50 Million Years of Severe Osteopathology in Rhinocerotidae


Meeting Abstract

19.5  Saturday, Jan. 4 11:15  50 Million Years of Severe Osteopathology in Rhinocerotidae STILSON, K/T*; HOPKINS, S/S/B; DAVIS, E/B; University of Texas at Austin; University of Oregon; University of Oregon stilson@utexas.edu

Skeletal pathologies in the fossil record are commonly considered indicators of an individual animal’s life history and development, and not reflections of processes related to all or part of a lineage’s history. Individual elements of many extinct and extant rhinocerotids display arthritis-like osteopathologies. The proportion of severe osteopathology increases over the last 50 million years from about 30% of all elements in a taxon from the Eocene showing some form of osteopathology to 100% of all elements in modern taxa.

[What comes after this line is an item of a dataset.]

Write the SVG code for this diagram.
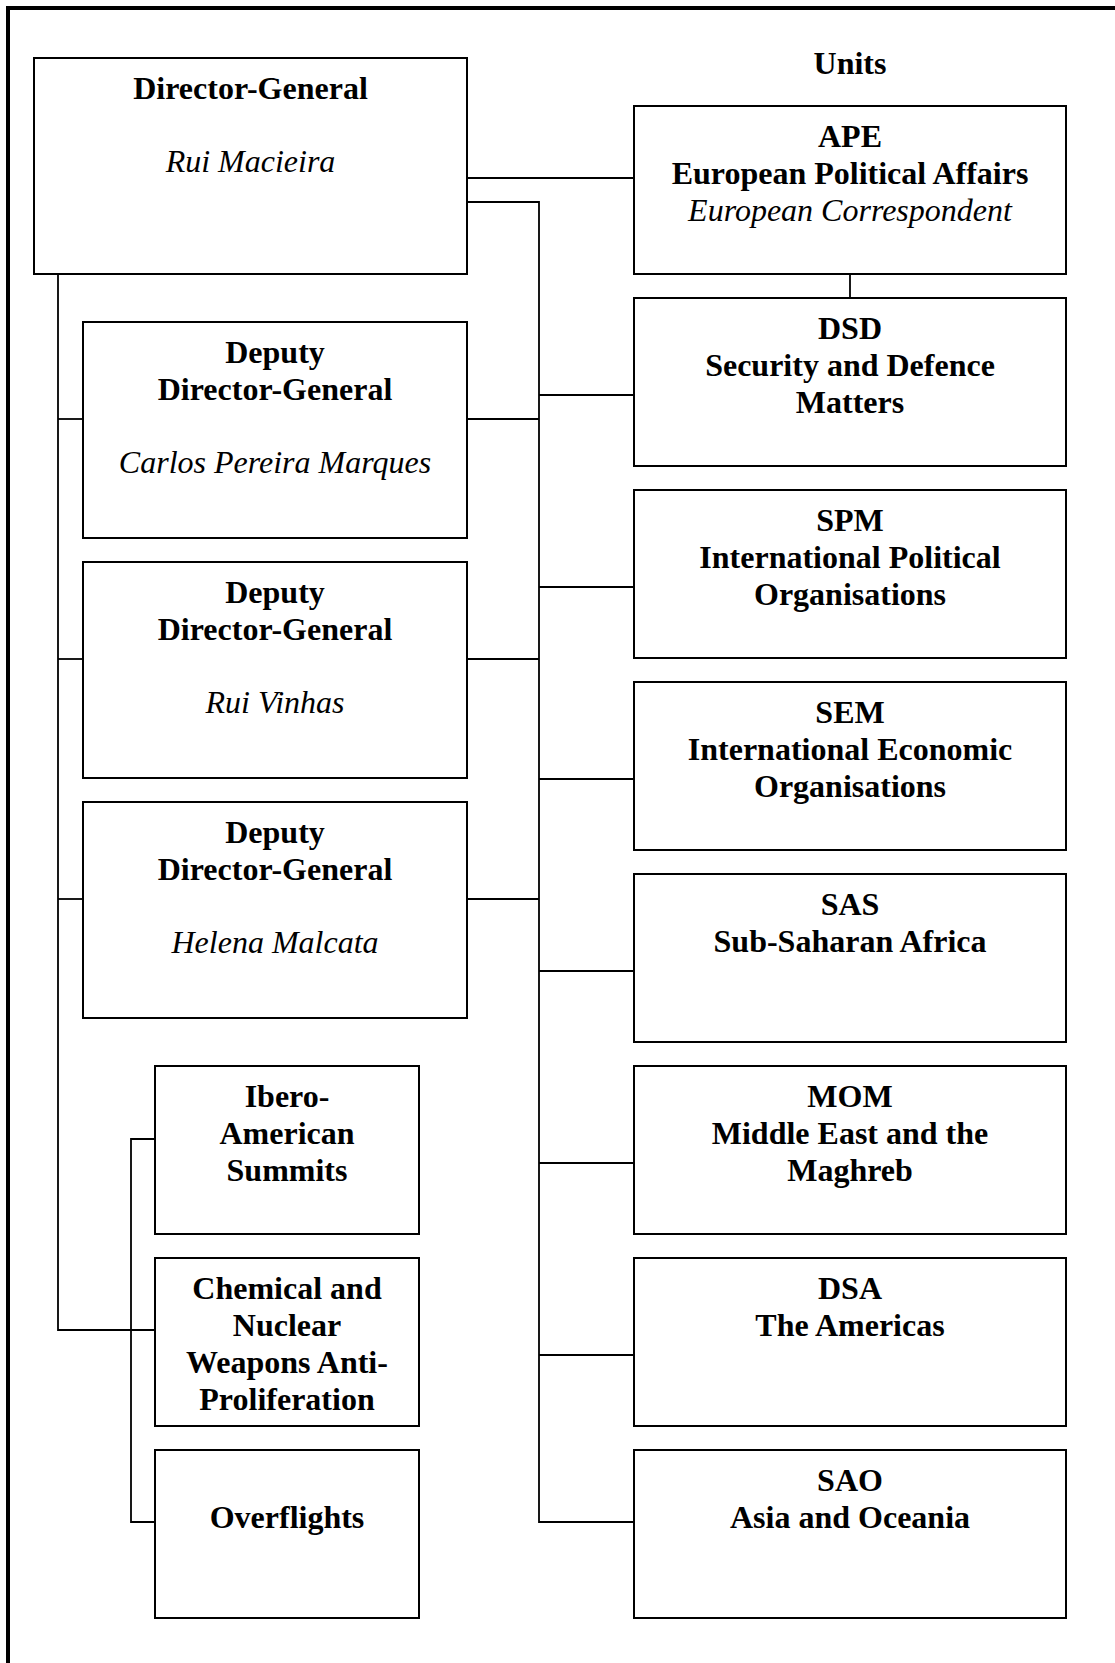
<svg xmlns="http://www.w3.org/2000/svg" width="1115" height="1663" viewBox="0 0 1115 1663">
  <style>
    .box { fill: #fff; stroke: #000; stroke-width: 2; }
    .frame { fill: none; stroke: #000; stroke-width: 4; }
    .link { fill: none; stroke: #000; stroke-width: 1.8; }
    text { font-family: "Liberation Serif", "Times New Roman", serif; font-size: 32px; text-anchor: middle; fill: #000; }
    .b { font-weight: bold; }
    .i { font-style: italic; }
  </style>
  <rect width="1115" height="1663" fill="#fff"/>

  <!-- page frame (open on the right and bottom) -->
  <path class="frame" d="M8,1663 V8 H1115"/>

  <!-- connectors -->
  <g id="connectors">
    <!-- Director-General to units -->
    <path class="link" d="M467,178 H634"/>
    <path class="link" d="M467,202 H539 V1522 H634"/>
    <path class="link" d="M539,395 H634"/>
    <path class="link" d="M539,587 H634"/>
    <path class="link" d="M539,779 H634"/>
    <path class="link" d="M539,971 H634"/>
    <path class="link" d="M539,1163 H634"/>
    <path class="link" d="M539,1355 H634"/>
    <path class="link" d="M850,274 V298"/>
    <!-- deputies to units trunk -->
    <path class="link" d="M467,419 H539"/>
    <path class="link" d="M467,659 H539"/>
    <path class="link" d="M467,899 H539"/>
    <!-- Director-General down the left side -->
    <path class="link" d="M58,274 V1330 H155"/>
    <path class="link" d="M58,419 H83"/>
    <path class="link" d="M58,659 H83"/>
    <path class="link" d="M58,899 H83"/>
    <!-- special services bracket -->
    <path class="link" d="M155,1139 H131 V1522 H155"/>
  </g>

  <text class="b" x="850" y="74">Units</text>

  <g id="director-general">
    <rect class="box" x="34" y="58" width="433" height="216"/>
    <text class="b" x="250.5" y="99">Director-General</text>
    <text class="i" x="250.5" y="172">Rui Macieira</text>
  </g>

  <g id="deputy-1">
    <rect class="box" x="83" y="322" width="384" height="216"/>
    <text class="b" x="275" y="363">Deputy</text>
    <text class="b" x="275" y="400">Director-General</text>
    <text class="i" x="275" y="473">Carlos Pereira Marques</text>
  </g>

  <g id="deputy-2">
    <rect class="box" x="83" y="562" width="384" height="216"/>
    <text class="b" x="275" y="603">Deputy</text>
    <text class="b" x="275" y="640">Director-General</text>
    <text class="i" x="275" y="713">Rui Vinhas</text>
  </g>

  <g id="deputy-3">
    <rect class="box" x="83" y="802" width="384" height="216"/>
    <text class="b" x="275" y="843">Deputy</text>
    <text class="b" x="275" y="880">Director-General</text>
    <text class="i" x="275" y="953">Helena Malcata</text>
  </g>

  <g id="ibero-american">
    <rect class="box" x="155" y="1066" width="264" height="168"/>
    <text class="b" x="287" y="1107">Ibero-</text>
    <text class="b" x="287" y="1144">American</text>
    <text class="b" x="287" y="1181">Summits</text>
  </g>

  <g id="anti-proliferation">
    <rect class="box" x="155" y="1258" width="264" height="168"/>
    <text class="b" x="287" y="1299">Chemical and</text>
    <text class="b" x="287" y="1336">Nuclear</text>
    <text class="b" x="287" y="1373">Weapons Anti-</text>
    <text class="b" x="287" y="1410">Proliferation</text>
  </g>

  <g id="overflights">
    <rect class="box" x="155" y="1450" width="264" height="168"/>
    <text class="b" x="287" y="1528">Overflights</text>
  </g>

  <g id="ape">
    <rect class="box" x="634" y="106" width="432" height="168"/>
    <text class="b" x="850" y="147">APE</text>
    <text class="b" x="850" y="184">European Political Affairs</text>
    <text class="i" x="850" y="221">European Correspondent</text>
  </g>

  <g id="dsd">
    <rect class="box" x="634" y="298" width="432" height="168"/>
    <text class="b" x="850" y="339">DSD</text>
    <text class="b" x="850" y="376">Security and Defence</text>
    <text class="b" x="850" y="413">Matters</text>
  </g>

  <g id="spm">
    <rect class="box" x="634" y="490" width="432" height="168"/>
    <text class="b" x="850" y="531">SPM</text>
    <text class="b" x="850" y="568">International Political</text>
    <text class="b" x="850" y="605">Organisations</text>
  </g>

  <g id="sem">
    <rect class="box" x="634" y="682" width="432" height="168"/>
    <text class="b" x="850" y="723">SEM</text>
    <text class="b" x="850" y="760">International Economic</text>
    <text class="b" x="850" y="797">Organisations</text>
  </g>

  <g id="sas">
    <rect class="box" x="634" y="874" width="432" height="168"/>
    <text class="b" x="850" y="915">SAS</text>
    <text class="b" x="850" y="952">Sub-Saharan Africa</text>
  </g>

  <g id="mom">
    <rect class="box" x="634" y="1066" width="432" height="168"/>
    <text class="b" x="850" y="1107">MOM</text>
    <text class="b" x="850" y="1144">Middle East and the</text>
    <text class="b" x="850" y="1181">Maghreb</text>
  </g>

  <g id="dsa">
    <rect class="box" x="634" y="1258" width="432" height="168"/>
    <text class="b" x="850" y="1299">DSA</text>
    <text class="b" x="850" y="1336">The Americas</text>
  </g>

  <g id="sao">
    <rect class="box" x="634" y="1450" width="432" height="168"/>
    <text class="b" x="850" y="1491">SAO</text>
    <text class="b" x="850" y="1528">Asia and Oceania</text>
  </g>
</svg>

The Rhinocerotidae preserved in the fossil record do not represent a direct lineage, but a group of closely related organisms that present a study system for pathological evolution and development. Osteopathology is examined here in six extinct taxa spanning 50 Ma (Hyrachyus eximus, Diceratherium sp., Trigonias osborni, Menoceras arikarensus, Aphelops sp., and Teleoceras sp.) as well as the five living species of rhinoceroses. Seven pathological indicators (overgrowth, lipping, remodeling, erosions, worn articular surface, and variable foramen shape and size) were scored for each element on a scale of 1-4 and mapped on a phylogenetic tree using Mesquite to establish ancestral and lineage expression of osteopathology (i.e., that present in the common ancestor and also that present as successive points along the tree). We estimated mass from femur length and compared resulting values with the literature. We measured cursoriality using the established proxies of metatarsal length over femur length (MT/F), and total hind-leg length (femur + tibia + metatarsal). Estimated mass increases from 50 Ma to the present and correlates with the increased expression of osteopathology while cursoriality, the other trait examined as a possible contributing factor, did not. This degree of osteopatholgical expression may be an example of evolutionary compromise.